I want to make three points. First, software monoculture is inherently insecure. It drastically lowers hackers’ opportunity costs. One vulnerability in one piece of software that’s used everywhere exposes tens of thousands of companies to attack.
Second, there is an implication in her piece—not stated explicitly but strongly implied—that the public sector takes cybersecurity more seriously than the private sector. Suffice it to say that has not been my experience and I’ve been involved in security reviews of public sector departments. Take every problem you can imagine in the private sector and add dependence on old hardware and software and far too many “experts” who gained their expertise 25 years ago and haven’t learned anything since.
Third, there are actually laws already in place—Sarbanes-Oxley just to name one. SarbOx doesn’t happen to apply to Colonial Pipeline because it’s a privately held company. Crafting a law that would apply to such a company could be quite tricky.

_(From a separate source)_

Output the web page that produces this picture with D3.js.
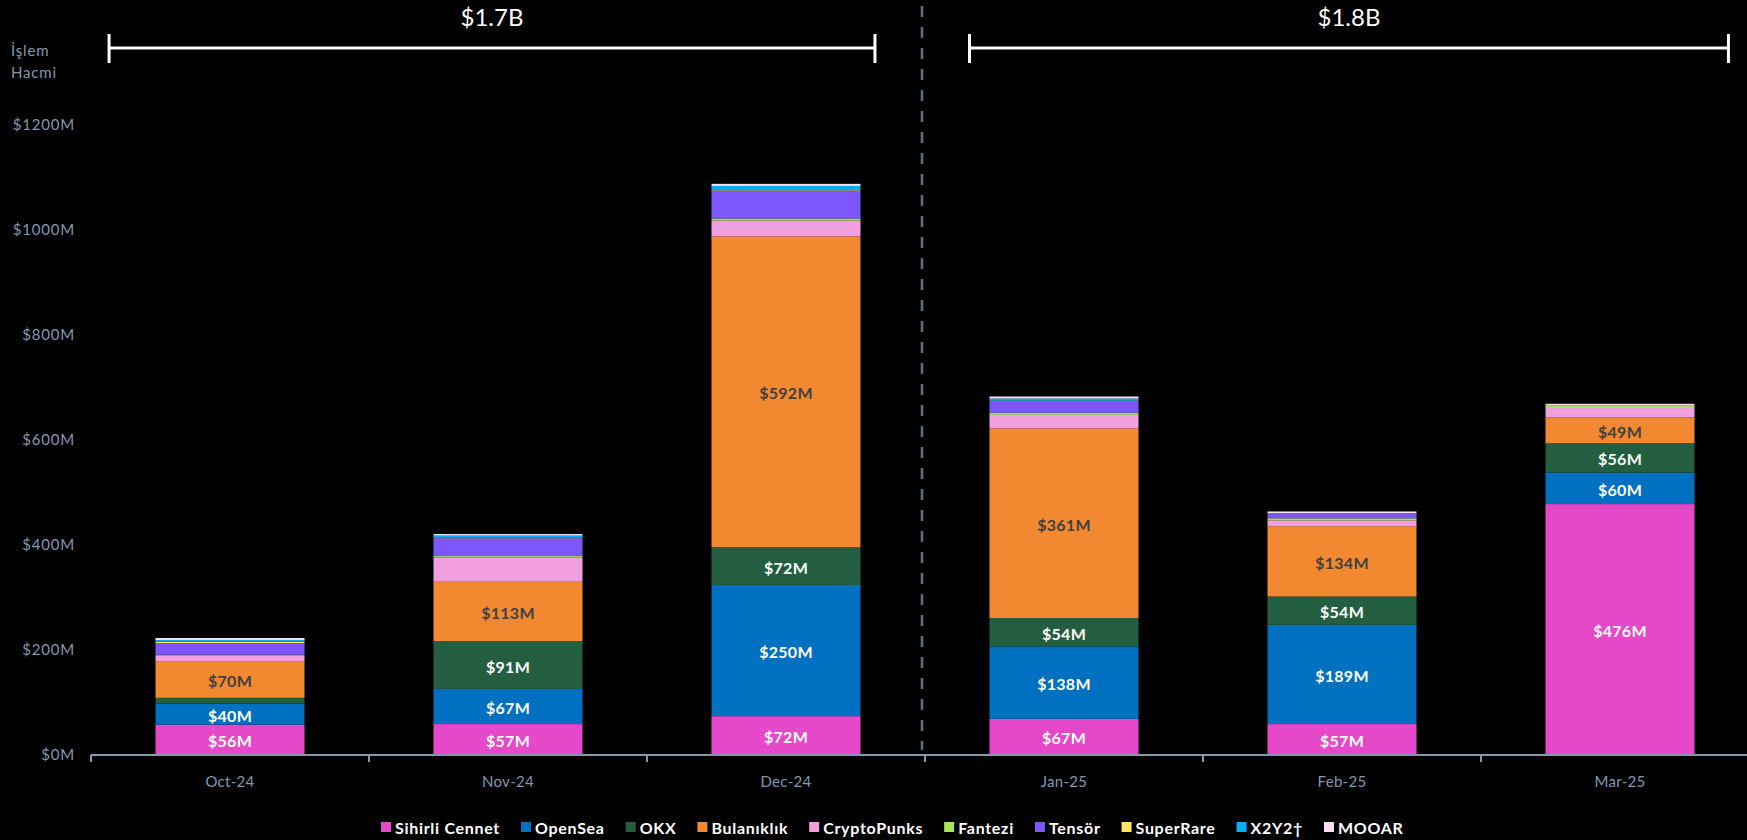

But back to the point of my title. What’s the alternative and where do you draw the line? In addition to things we conventionally think of as infrastructure the Obama Administration declared the chemical sector, the financial services sector, agriculture, and healthcare “vital infrastructure”. For the last several months the Biden Administration has been adding things to that list including child care, elder care, and education. What does she think should be done? Nationalize all of them?
As I’ve said before my solution to making businesses take cybersecurity more seriously is to increase their liability for breaches. How would you do that in the public sector with the shield laws that are in place?